Damien placed the stone on the board, a slight curve to his lips.
“How are things with the shareholders?”
“They’ve all been contacted,” Felix replied, a glint of satisfaction in his eyes. “They’re kicking themselves now. Before, they complained about you making such a fuss over Miss Hart. Now that Julian has made them lose their life savings, they’re all crying and begging for you to come back and take charge.”
Damien’s expression remained flat.
He pulled a photo from under his pillow.
It was a candid shot of Grace, sitting on a sofa, holding an apple, her eyes crinkling with a smile that was bright as the sun.
“Tell them, no rush.”
Damien’s thumb gently caressed the woman’s face in the photo, his voice hoarse and tender. “Let them hurt for a few more days.”
Felix looked at his boss’s gaunt figure and felt a pang of sorrow.
Damien was so thin he was almost unrecognizable.
He had just recovered from pneumonia, only to develop myocarditis from overwork. The doctor said he was engaged in a slow suicide, but he didn’t care.
“By the way, Mr. Clarke,” Felix hesitated, then pulled a letter from his briefcase. The envelope bore a prison postmark. “This came from the prison.
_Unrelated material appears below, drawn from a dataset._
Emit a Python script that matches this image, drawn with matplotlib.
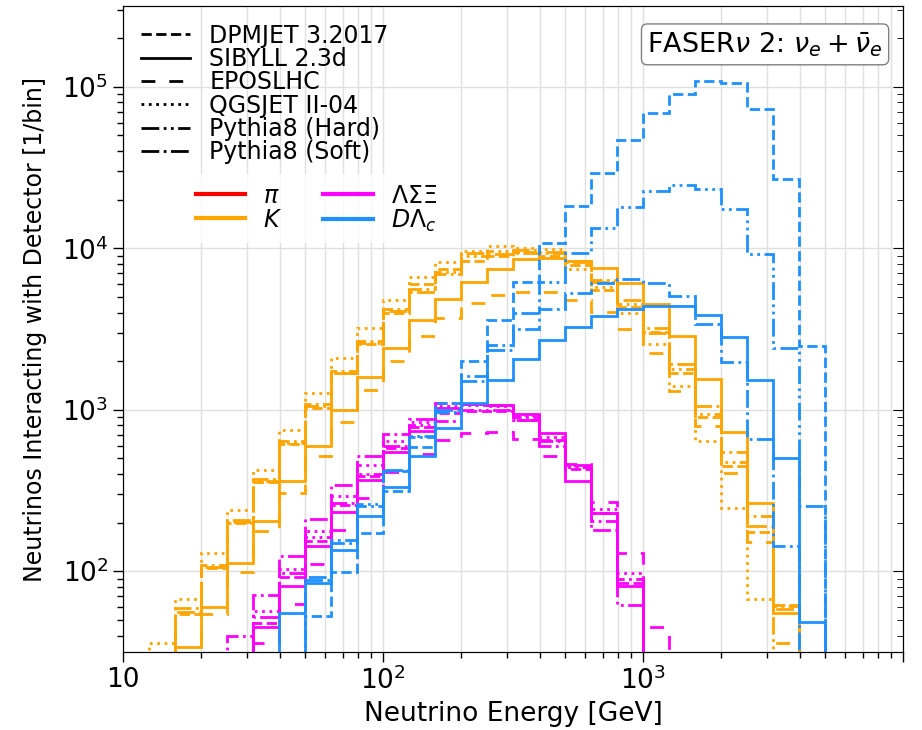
import numpy as np
import matplotlib
matplotlib.use("Agg")
import matplotlib.pyplot as plt
from matplotlib.lines import Line2D
from matplotlib.ticker import NullFormatter

# energy bins: 10 per decade, 10 GeV .. 10 TeV
edges = 10 ** (np.arange(10, 41) / 10)

generators = ["DPMJET 3.2017", "SIBYLL 2.3d", "EPOSLHC", "QGSJET II-04",
              "Pythia8 (Hard)", "Pythia8 (Soft)"]
gen_styles = ["--", "-", (0, (5, 5)), ":",
              (0, (6.4, 1.6, 1, 1.6, 1, 1.6)), "-."]

# kaons, first bin = edges[1]
K_start = 1
K_dpmjet = [26, 54, 104, 198, 355, 610, 1030, 1680, 2550, 3950, 5970, 7400, 8330,
            9000, 9450, 9000, 7900, 5500, 4300, 3050, 1700, 900, 450, 175, 62]
K_sibyll = [20, 34, 60, 113, 204, 361, 594, 991, 1600, 2420, 3620, 4880, 6210,
            7480, 8630, 8750, 8330, 7510, 6120, 4490, 2860, 1540, 731, 265, 55]
K_epos = [18, 30, 54, 99, 177, 306, 515, 838, 1321, 2000, 2860, 3720, 4560,
          5110, 5380, 5360, 4780, 4040, 3140, 2230, 1300, 791, 403, 151, 36]
K_qgsjet = [36, 67, 130, 238, 422, 748, 1262, 2080, 3220, 4780, 6640, 8260, 9610,
            10300, 10100, 9900, 7480, 5780, 3990, 2570, 1410, 639, 247, 67]
K_py_hard = [28, 56, 106, 203, 362, 625, 1050, 1700, 2600, 4100, 5600, 7100, 9000,
             9600, 9700, 9500, 8200, 6200, 4500, 3000, 1800, 946, 476, 190, 58]
K_py_soft = [30, 59, 110, 209, 370, 639, 1080, 1735, 2660, 4180, 5350, 6970, 9300,
             9160, 9300, 9300, 8300, 6350, 4780, 3220, 1930, 1050, 549, 221, 61]

# hyperons, first bin = edges[4]
H_start = 4
H_dpmjet = [27, 48, 92, 155, 258, 390, 580, 780, 950, 980, 980, 870, 650, 430, 230, 85, 20]
H_sibyll = [26, 45, 81, 143, 233, 365, 549, 736, 1028, 1080, 1064, 935, 713, 361, 228, 81.5, 10]
H_epos = [20, 36, 63, 111, 181, 285, 410, 535, 649, 713, 726, 655, 520, 460, 269, 130, 45]
H_qgsjet = [30, 56.5, 103, 177, 292, 454, 645, 838, 1050, 1075, 1050, 930, 680, 445, 243, 97, 15]
H_py_hard = [28, 52, 98, 163, 265, 401, 600, 800, 851, 1000, 990, 860, 640, 440, 181, 62, 12]
H_py_soft = [39.5, 71, 125, 212, 344, 515, 703, 880, 1096, 1080, 1064, 900, 595, 458, 204, 89, 20]

# charm, first bin = edges[6]
D_start = 6
D_dpmjet = [20, 53, 99, 173, 313, 589, 1105, 2000, 3620, 6180, 10800, 18200, 29400,
            46800, 68500, 90800, 108600, 105000, 73300, 27000, 2480]
D_sibyll = [55, 85, 135, 219, 333, 520, 773, 1105, 1525, 2070, 2690, 3270, 3800,
            4180, 4390, 4390, 3860, 2830, 1525, 505, 48.5]
D_py_hard = [25, 92, 157, 262, 425, 690, 990, 1615, 2500, 3950, 6210, 9400, 13300,
             18100, 22600, 24500, 23200, 17400, 9160, 2420, 253]
D_py_soft = [25, 88, 150, 255, 415, 680, 970, 1503, 2360, 3180, 4180, 5310, 6120,
             6410, 6050, 5060, 3420, 1980, 655, 143, 20]

fig = plt.figure(figsize=(9.22, 7.30), dpi=100)
ax = fig.add_axes([123 / 922, 78 / 730, 780 / 922, 646 / 730])


def draw(vals, start, color, ls):
    v = np.array(vals, dtype=float)
    ax.stairs(v, edges[start:start + len(v) + 1], baseline=1, color=color,
              linestyle=ls, linewidth=2)


orange, magenta, blue = "orange", "magenta", "dodgerblue"
for vals, ls in zip([K_dpmjet, K_sibyll, K_epos, K_qgsjet, K_py_hard, K_py_soft], gen_styles):
    draw(vals, K_start, orange, ls)
for vals, ls in zip([H_dpmjet, H_sibyll, H_epos, H_qgsjet, H_py_hard, H_py_soft], gen_styles):
    draw(vals, H_start, magenta, ls)
for vals, ls in zip([D_dpmjet, D_sibyll, D_py_hard, D_py_soft],
                    [gen_styles[0], gen_styles[1], gen_styles[4], gen_styles[5]]):
    draw(vals, D_start, blue, ls)

ax.set_xscale("log")
ax.set_yscale("log")
ax.set_xlim(10, 1e4)
ax.set_ylim(10 ** 1.5, 10 ** 5.5)
ax.set_xticks([10, 100, 1000, 10000])
ax.set_xticklabels(["10", "$10^2$", "$10^3$", ""])
ax.xaxis.set_minor_formatter(NullFormatter())
ax.tick_params(which="major", labelsize=19, length=7, width=1)
ax.tick_params(which="minor", length=4, width=1)
ax.grid(which="major", color="#e0e0e0", linewidth=1)
ax.grid(which="minor", axis="x", color="#e0e0e0", linewidth=1)
ax.set_axisbelow(True)
ax.set_xlabel("Neutrino Energy [GeV]", fontsize=19)
ax.set_ylabel("Neutrinos Interacting with Detector [1/bin]", fontsize=17, labelpad=11)

ax2 = ax.twinx()
ax2.set_yscale("log")
ax2.set_ylim(ax.get_ylim())
ax2.tick_params(which="both", direction="in", labelright=False)
ax2.tick_params(which="major", length=7)
ax2.tick_params(which="minor", length=4)

h1 = [Line2D([], [], color="black", linestyle=ls, linewidth=2) for ls in gen_styles]
leg1 = ax.legend(h1, generators, loc="upper left", bbox_to_anchor=(0.0, 1.0),
                 fontsize=17, frameon=False, handlelength=2.1, handletextpad=0.8,
                 labelspacing=-0.03, borderaxespad=0.35)
ax.add_artist(leg1)

h2 = [Line2D([], [], color=c, linewidth=3) for c in ["red", orange, magenta, blue]]
ax.legend(h2, [r"$\pi$", r"$K$", r"$\Lambda\Sigma\Xi$", r"$D\Lambda_c$"],
          loc="upper left", bbox_to_anchor=(0.066, 0.758), ncol=2, fontsize=17,
          handlelength=2.1, handletextpad=0.75, labelspacing=0.0, columnspacing=1.75,
          frameon=True, edgecolor="none", framealpha=0.8)

ax.text(0.974, 0.963, r"FASER$\nu$ 2: $\nu_e + \bar{\nu}_e$", transform=ax.transAxes,
        ha="right", va="top", fontsize=19.5,
        bbox=dict(boxstyle="round,pad=0.22", facecolor="white", edgecolor="gray"))

fig.savefig("out.png", dpi=100)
It's from Lucian.”
Damien’s gentle gaze instantly turned vicious and violent.
“Lucian?”
The same Lucian who had once smashed a hot ashtray on Grace’s back and called her worthless?
If I could do it all over, I would never bully you again. I would do anything for you.
Can you just write back? Even if it’s just to curse me out.
Lucian]
Rip—
The letter turned to shreds in Damien’s hands.
“How is he doing in there?” Damien asked, his voice as cold as ice.
“He’s receiving ‘special attention,’ just as you ordered,” Felix said, lowering his head. “He gets the hardest labor every day, and those bullies were our people. His leg was broken once. It’s healed, but on rainy days, the pain makes him writhe on the floor.”
“Not enough.”
Damien swept the shredded paper into the trash, his eyes devoid of pity.
“When he pushed Grace down the stairs, did he ever think about her pain? When Grace donated her bone marrow, did he ever say thank you?”
“Now that he’s down and out with no one to care for him, he remembers he has a sister he can leech off of?”